Kevin Francis Coughlin died in Roanoke, Va., on July 23 after a brief illness. He was 65.
The son of the late John and Frances Coughlin of Shrewsbury, Vt., Kevin was born in Colchester, Vt., on Jan. 18, 1948, and grew up in Ohio and Tennessee. He attended Xavier University on a football scholarship, where he excelled as fullback and linebacker (after turning down an offer to play for Bear Bryant at Alabama).
He moved to Martha’s Vineyard in the early 1970s, where he worked as a carpenter, teacher’s aide at Martha’s Vineyard Regional High School, and director of the CETA program. He administered the Martha’s Vineyard Housing Assistance Office and coordinated Island Elderly Housing for several years before becoming a special needs educator at the Edgartown School. He pursued a master’s in education in the late 1990s and moved to Salem, where he taught junior high in the Beverly school system.
Kevin was known for his sense of humor, kindhearted spirit, love of music and devotion to family. Much-loved stories in our family include a barely missed opportunity to play harmonica on a James Taylor album, and getting picked up hitchhiking by Joni Mitchell, both of which occurred in that magical world of the Vineyard in the 1970s.

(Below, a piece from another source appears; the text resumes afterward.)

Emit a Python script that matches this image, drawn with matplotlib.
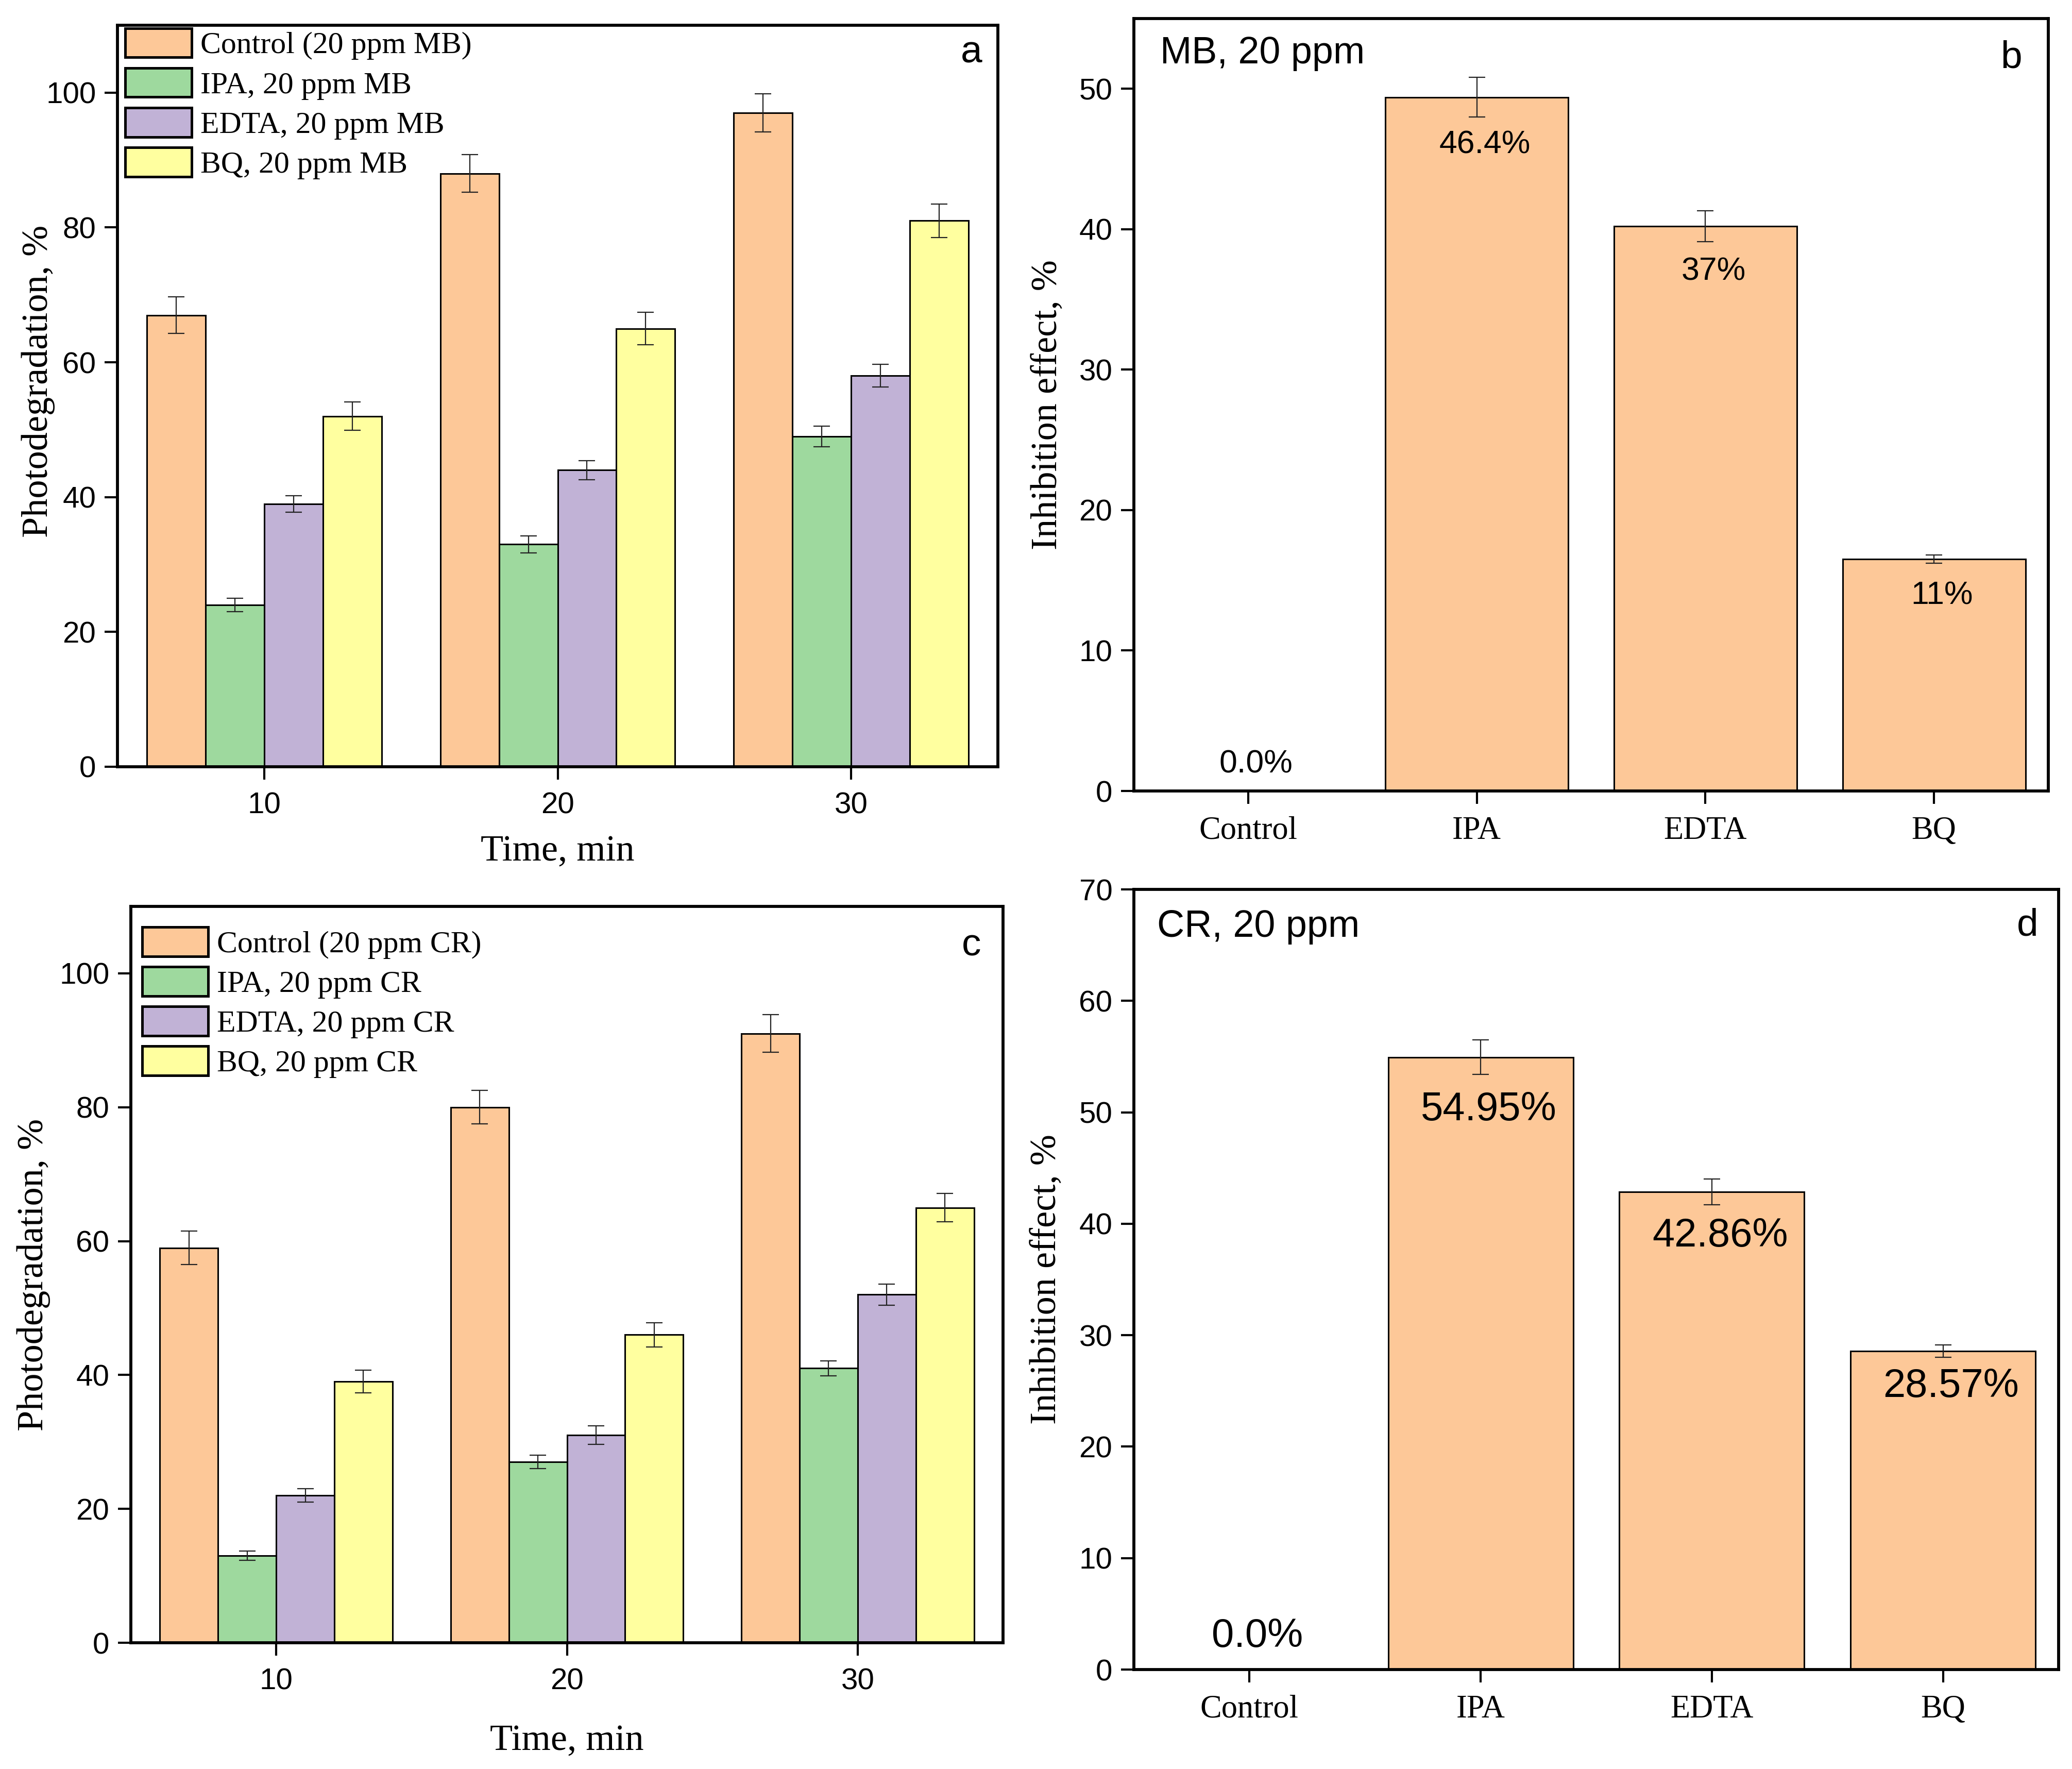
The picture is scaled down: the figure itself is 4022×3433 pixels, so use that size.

Kevin retired several years ago to a secluded mountaintop in the Blue Ridge mountains of Virginia. He leaves his daughter, Erin Lashnits Coughlin Herman, and her husband, Daniel Herman, of Berkeley, Calif.; his granddaughter, Ada Frances Herman, born August 10; as well as four brothers; former wife Carol Lashnits; and many nieces and nephews. He was predeceased by his parents and his brother, Steve Coughlin.